Mid-term season has a way of weighing on everyone.
Students feel the pressure to perform.
Teachers feel the responsibility to prove learning.
And suddenly, language becomes something to memorize instead of something to use.
This year—while teaching through lingering illness and low winter energy—I was reminded why I moved away from traditional exams a long time ago. When students are tired, anxious, or disconnected, film-based mid-term projects don’t just assess learning—they anchor it.
Rewatching With Purpose: Why Scenes Matter
While each level in my program works with a different film—chosen intentionally for maturity, language load, and themes—the structure of the mid-term remains the same:
Students revisit a scene that mattered to them and explain it through language.
That familiarity is powerful.
Students aren’t inventing meaning on the spot.

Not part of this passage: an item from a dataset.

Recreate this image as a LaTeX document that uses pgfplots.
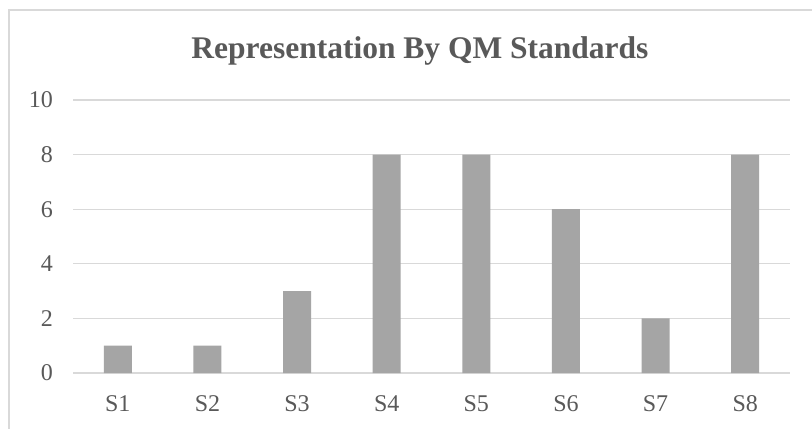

They’re returning to a moment they already understand emotionally.
This lowers anxiety and frees up cognitive space for language. Instead of asking, “What do I say?”, students begin asking, “How do I explain this clearly?”
That shift changes everything.
When Grammar Stops Being a Question—and Becomes a Tool
One of the most striking outcomes of film-based mid-terms is how naturally grammar emerges.
Without prompting, students begin to:
- use the pretérito to explain what happened
- rely on the imperfecto to describe background, emotions, and ongoing actions
- incorporate perfect tenses to reflect on change, growth, or learning
They’re no longer choosing tenses from memory charts.
They’re choosing them based on meaning.
Instead of asking, “Is this preterite or imperfect?”
They ask, “Am I describing… or narrating?”
That distinction is where real acquisition happens.
Differentiation by Level (Without Using the Same Film)
I don’t use the same film across all levels—and that’s intentional.
Each course works with a film that matches students’ linguistic ability, emotional maturity, and thematic readiness. What stays consistent is the task, not the movie.
In every level, students:
- select a scene that impacted them
- reexamine it with purpose
- explain what happens, what was happening, and why it matters
The language expectations shift naturally by level.
Spanish II students work with structured support—sentence frames and clear paragraph expectations—focusing primarily on the pretérito and imperfecto.
Spanish III students expand their writing and analysis, integrating perfect and pluscuamperfecto as they reflect on character development and prior events.
Spanish IV / AP students move beyond summary into interpretation, using advanced structures to analyze themes, motivations, and cause-and-effect relationships.
Different films.
Different depths.
Same reflective process.
Why This Sticks Longer Than a Traditional Exam
Ask students months later about:
- a verb chart → forgotten
- a study guide → gone
- a scene that moved them → remembered
Film-based mid-terms tie grammar to story, emotion, and reflection. Students don’t remember the tense—they remember why they used it.
Instead of walking away thinking,
“I survived that test.”
They leave thinking,
“I actually know how to explain something in Spanish.”
That difference matters.
Rethinking What a Mid-Term Can Be
Mid-terms don’t have to measure stress.
They can measure growth.
They can invite students to:
- slow down
- revisit meaning
- notice how language works in real life
When students revisit a meaningful scene—regardless of the film—grammar stops being the goal and becomes the tool.
And in a season when everyone feels a little depleted, that kind of assessment matters.
Final Thought
If you’re looking for a mid-term assessment that:
- reduces cramming
- reinforces grammar naturally
- honors storytelling
- and leaves students more confident than when they started
Film-based mid-terms may be exactly what your classroom needs.